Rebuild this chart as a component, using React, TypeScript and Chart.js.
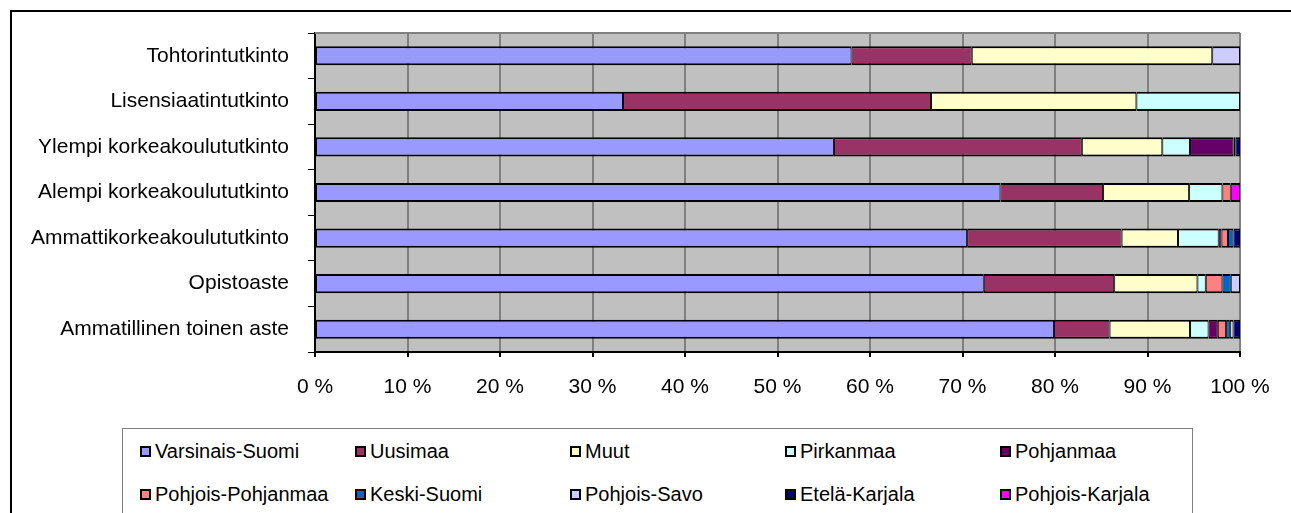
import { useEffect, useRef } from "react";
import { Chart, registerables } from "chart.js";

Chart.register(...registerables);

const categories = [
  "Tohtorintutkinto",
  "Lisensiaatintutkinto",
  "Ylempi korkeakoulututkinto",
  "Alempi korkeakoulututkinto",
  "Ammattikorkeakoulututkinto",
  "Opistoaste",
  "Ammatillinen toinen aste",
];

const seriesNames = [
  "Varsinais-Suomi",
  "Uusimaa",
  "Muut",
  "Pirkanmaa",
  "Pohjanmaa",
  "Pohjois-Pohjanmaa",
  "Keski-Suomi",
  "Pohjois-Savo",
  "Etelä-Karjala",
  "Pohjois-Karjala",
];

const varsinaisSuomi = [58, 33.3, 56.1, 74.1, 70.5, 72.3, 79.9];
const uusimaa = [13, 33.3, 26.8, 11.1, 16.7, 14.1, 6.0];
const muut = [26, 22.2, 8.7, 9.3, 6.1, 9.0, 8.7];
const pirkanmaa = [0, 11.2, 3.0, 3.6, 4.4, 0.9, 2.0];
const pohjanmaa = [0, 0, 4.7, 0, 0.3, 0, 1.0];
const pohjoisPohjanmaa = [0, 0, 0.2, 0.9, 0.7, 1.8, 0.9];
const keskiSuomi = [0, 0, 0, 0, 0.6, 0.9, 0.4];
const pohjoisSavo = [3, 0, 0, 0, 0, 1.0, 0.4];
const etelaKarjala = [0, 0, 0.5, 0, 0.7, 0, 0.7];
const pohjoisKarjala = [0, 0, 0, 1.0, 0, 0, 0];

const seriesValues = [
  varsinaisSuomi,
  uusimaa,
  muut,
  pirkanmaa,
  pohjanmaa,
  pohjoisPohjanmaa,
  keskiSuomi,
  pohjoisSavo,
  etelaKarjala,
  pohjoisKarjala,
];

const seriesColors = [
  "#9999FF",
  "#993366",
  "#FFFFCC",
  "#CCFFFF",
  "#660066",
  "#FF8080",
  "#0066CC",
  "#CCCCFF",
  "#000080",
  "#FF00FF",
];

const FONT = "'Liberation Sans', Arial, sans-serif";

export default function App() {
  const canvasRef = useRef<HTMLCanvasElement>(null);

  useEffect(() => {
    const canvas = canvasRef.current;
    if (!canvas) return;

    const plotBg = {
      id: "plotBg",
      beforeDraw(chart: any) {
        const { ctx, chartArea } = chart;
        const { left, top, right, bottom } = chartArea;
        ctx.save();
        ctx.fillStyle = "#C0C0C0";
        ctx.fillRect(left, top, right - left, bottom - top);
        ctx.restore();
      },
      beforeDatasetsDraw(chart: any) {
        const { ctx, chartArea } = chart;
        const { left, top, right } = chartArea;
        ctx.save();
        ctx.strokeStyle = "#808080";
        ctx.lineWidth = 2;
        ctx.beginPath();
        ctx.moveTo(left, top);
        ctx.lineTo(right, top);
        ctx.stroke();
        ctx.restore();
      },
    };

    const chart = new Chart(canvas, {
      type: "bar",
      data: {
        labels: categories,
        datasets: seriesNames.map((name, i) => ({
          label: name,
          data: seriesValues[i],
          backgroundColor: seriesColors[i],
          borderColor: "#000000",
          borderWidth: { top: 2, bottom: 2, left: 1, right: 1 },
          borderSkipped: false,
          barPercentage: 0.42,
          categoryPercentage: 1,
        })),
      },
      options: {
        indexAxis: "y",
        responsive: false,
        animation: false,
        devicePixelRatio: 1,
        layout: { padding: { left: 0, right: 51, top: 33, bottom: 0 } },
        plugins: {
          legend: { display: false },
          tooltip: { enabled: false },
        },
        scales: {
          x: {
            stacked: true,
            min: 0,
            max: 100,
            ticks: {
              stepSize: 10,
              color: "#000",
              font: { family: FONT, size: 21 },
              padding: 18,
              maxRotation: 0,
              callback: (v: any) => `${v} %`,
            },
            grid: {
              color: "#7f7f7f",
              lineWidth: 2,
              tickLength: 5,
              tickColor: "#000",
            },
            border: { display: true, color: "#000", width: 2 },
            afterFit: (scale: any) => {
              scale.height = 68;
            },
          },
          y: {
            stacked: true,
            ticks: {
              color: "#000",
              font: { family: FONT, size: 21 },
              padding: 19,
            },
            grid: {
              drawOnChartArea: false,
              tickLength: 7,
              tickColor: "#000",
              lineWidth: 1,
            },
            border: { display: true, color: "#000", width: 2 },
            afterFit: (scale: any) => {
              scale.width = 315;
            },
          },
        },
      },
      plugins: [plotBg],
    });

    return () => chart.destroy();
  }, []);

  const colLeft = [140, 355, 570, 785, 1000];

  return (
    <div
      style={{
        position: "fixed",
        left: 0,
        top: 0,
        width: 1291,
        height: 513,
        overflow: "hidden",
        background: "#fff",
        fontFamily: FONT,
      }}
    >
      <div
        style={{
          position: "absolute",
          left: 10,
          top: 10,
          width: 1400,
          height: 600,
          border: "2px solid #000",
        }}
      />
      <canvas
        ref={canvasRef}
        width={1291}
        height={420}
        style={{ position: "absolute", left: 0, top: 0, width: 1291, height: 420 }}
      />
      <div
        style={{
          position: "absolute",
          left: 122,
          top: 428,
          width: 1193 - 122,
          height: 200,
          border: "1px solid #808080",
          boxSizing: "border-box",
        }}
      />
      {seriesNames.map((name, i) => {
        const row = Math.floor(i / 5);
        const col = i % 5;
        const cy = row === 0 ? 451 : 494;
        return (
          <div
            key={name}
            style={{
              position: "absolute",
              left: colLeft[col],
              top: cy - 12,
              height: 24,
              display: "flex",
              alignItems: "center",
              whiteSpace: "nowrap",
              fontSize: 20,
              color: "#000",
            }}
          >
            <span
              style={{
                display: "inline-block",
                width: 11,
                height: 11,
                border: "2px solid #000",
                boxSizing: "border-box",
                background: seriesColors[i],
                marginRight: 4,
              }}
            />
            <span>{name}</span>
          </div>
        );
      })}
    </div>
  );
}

EXERCISE BRIEF: Repeat the listing verbatim. Skip the pictures.

FINISHED EXERCISE:
Rebuild this chart as a component, using React, TypeScript and Chart.js.
import { useEffect, useRef } from "react";
import { Chart, registerables } from "chart.js";

Chart.register(...registerables);

const categories = [
  "Tohtorintutkinto",
  "Lisensiaatintutkinto",
  "Ylempi korkeakoulututkinto",
  "Alempi korkeakoulututkinto",
  "Ammattikorkeakoulututkinto",
  "Opistoaste",
  "Ammatillinen toinen aste",
];

const seriesNames = [
  "Varsinais-Suomi",
  "Uusimaa",
  "Muut",
  "Pirkanmaa",
  "Pohjanmaa",
  "Pohjois-Pohjanmaa",
  "Keski-Suomi",
  "Pohjois-Savo",
  "Etelä-Karjala",
  "Pohjois-Karjala",
];

const varsinaisSuomi = [58, 33.3, 56.1, 74.1, 70.5, 72.3, 79.9];
const uusimaa = [13, 33.3, 26.8, 11.1, 16.7, 14.1, 6.0];
const muut = [26, 22.2, 8.7, 9.3, 6.1, 9.0, 8.7];
const pirkanmaa = [0, 11.2, 3.0, 3.6, 4.4, 0.9, 2.0];
const pohjanmaa = [0, 0, 4.7, 0, 0.3, 0, 1.0];
const pohjoisPohjanmaa = [0, 0, 0.2, 0.9, 0.7, 1.8, 0.9];
const keskiSuomi = [0, 0, 0, 0, 0.6, 0.9, 0.4];
const pohjoisSavo = [3, 0, 0, 0, 0, 1.0, 0.4];
const etelaKarjala = [0, 0, 0.5, 0, 0.7, 0, 0.7];
const pohjoisKarjala = [0, 0, 0, 1.0, 0, 0, 0];

const seriesValues = [
  varsinaisSuomi,
  uusimaa,
  muut,
  pirkanmaa,
  pohjanmaa,
  pohjoisPohjanmaa,
  keskiSuomi,
  pohjoisSavo,
  etelaKarjala,
  pohjoisKarjala,
];

const seriesColors = [
  "#9999FF",
  "#993366",
  "#FFFFCC",
  "#CCFFFF",
  "#660066",
  "#FF8080",
  "#0066CC",
  "#CCCCFF",
  "#000080",
  "#FF00FF",
];

const FONT = "'Liberation Sans', Arial, sans-serif";

export default function App() {
  const canvasRef = useRef<HTMLCanvasElement>(null);

  useEffect(() => {
    const canvas = canvasRef.current;
    if (!canvas) return;

    const plotBg = {
      id: "plotBg",
      beforeDraw(chart: any) {
        const { ctx, chartArea } = chart;
        const { left, top, right, bottom } = chartArea;
        ctx.save();
        ctx.fillStyle = "#C0C0C0";
        ctx.fillRect(left, top, right - left, bottom - top);
        ctx.restore();
      },
      beforeDatasetsDraw(chart: any) {
        const { ctx, chartArea } = chart;
        const { left, top, right } = chartArea;
        ctx.save();
        ctx.strokeStyle = "#808080";
        ctx.lineWidth = 2;
        ctx.beginPath();
        ctx.moveTo(left, top);
        ctx.lineTo(right, top);
        ctx.stroke();
        ctx.restore();
      },
    };

    const chart = new Chart(canvas, {
      type: "bar",
      data: {
        labels: categories,
        datasets: seriesNames.map((name, i) => ({
          label: name,
          data: seriesValues[i],
          backgroundColor: seriesColors[i],
          borderColor: "#000000",
          borderWidth: { top: 2, bottom: 2, left: 1, right: 1 },
          borderSkipped: false,
          barPercentage: 0.42,
          categoryPercentage: 1,
        })),
      },
      options: {
        indexAxis: "y",
        responsive: false,
        animation: false,
        devicePixelRatio: 1,
        layout: { padding: { left: 0, right: 51, top: 33, bottom: 0 } },
        plugins: {
          legend: { display: false },
          tooltip: { enabled: false },
        },
        scales: {
          x: {
            stacked: true,
            min: 0,
            max: 100,
            ticks: {
              stepSize: 10,
              color: "#000",
              font: { family: FONT, size: 21 },
              padding: 18,
              maxRotation: 0,
              callback: (v: any) => `${v} %`,
            },
            grid: {
              color: "#7f7f7f",
              lineWidth: 2,
              tickLength: 5,
              tickColor: "#000",
            },
            border: { display: true, color: "#000", width: 2 },
            afterFit: (scale: any) => {
              scale.height = 68;
            },
          },
          y: {
            stacked: true,
            ticks: {
              color: "#000",
              font: { family: FONT, size: 21 },
              padding: 19,
            },
            grid: {
              drawOnChartArea: false,
              tickLength: 7,
              tickColor: "#000",
              lineWidth: 1,
            },
            border: { display: true, color: "#000", width: 2 },
            afterFit: (scale: any) => {
              scale.width = 315;
            },
          },
        },
      },
      plugins: [plotBg],
    });

    return () => chart.destroy();
  }, []);

  const colLeft = [140, 355, 570, 785, 1000];

  return (
    <div
      style={{
        position: "fixed",
        left: 0,
        top: 0,
        width: 1291,
        height: 513,
        overflow: "hidden",
        background: "#fff",
        fontFamily: FONT,
      }}
    >
      <div
        style={{
          position: "absolute",
          left: 10,
          top: 10,
          width: 1400,
          height: 600,
          border: "2px solid #000",
        }}
      />
      <canvas
        ref={canvasRef}
        width={1291}
        height={420}
        style={{ position: "absolute", left: 0, top: 0, width: 1291, height: 420 }}
      />
      <div
        style={{
          position: "absolute",
          left: 122,
          top: 428,
          width: 1193 - 122,
          height: 200,
          border: "1px solid #808080",
          boxSizing: "border-box",
        }}
      />
      {seriesNames.map((name, i) => {
        const row = Math.floor(i / 5);
        const col = i % 5;
        const cy = row === 0 ? 451 : 494;
        return (
          <div
            key={name}
            style={{
              position: "absolute",
              left: colLeft[col],
              top: cy - 12,
              height: 24,
              display: "flex",
              alignItems: "center",
              whiteSpace: "nowrap",
              fontSize: 20,
              color: "#000",
            }}
          >
            <span
              style={{
                display: "inline-block",
                width: 11,
                height: 11,
                border: "2px solid #000",
                boxSizing: "border-box",
                background: seriesColors[i],
                marginRight: 4,
              }}
            />
            <span>{name}</span>
          </div>
        );
      })}
    </div>
  );
}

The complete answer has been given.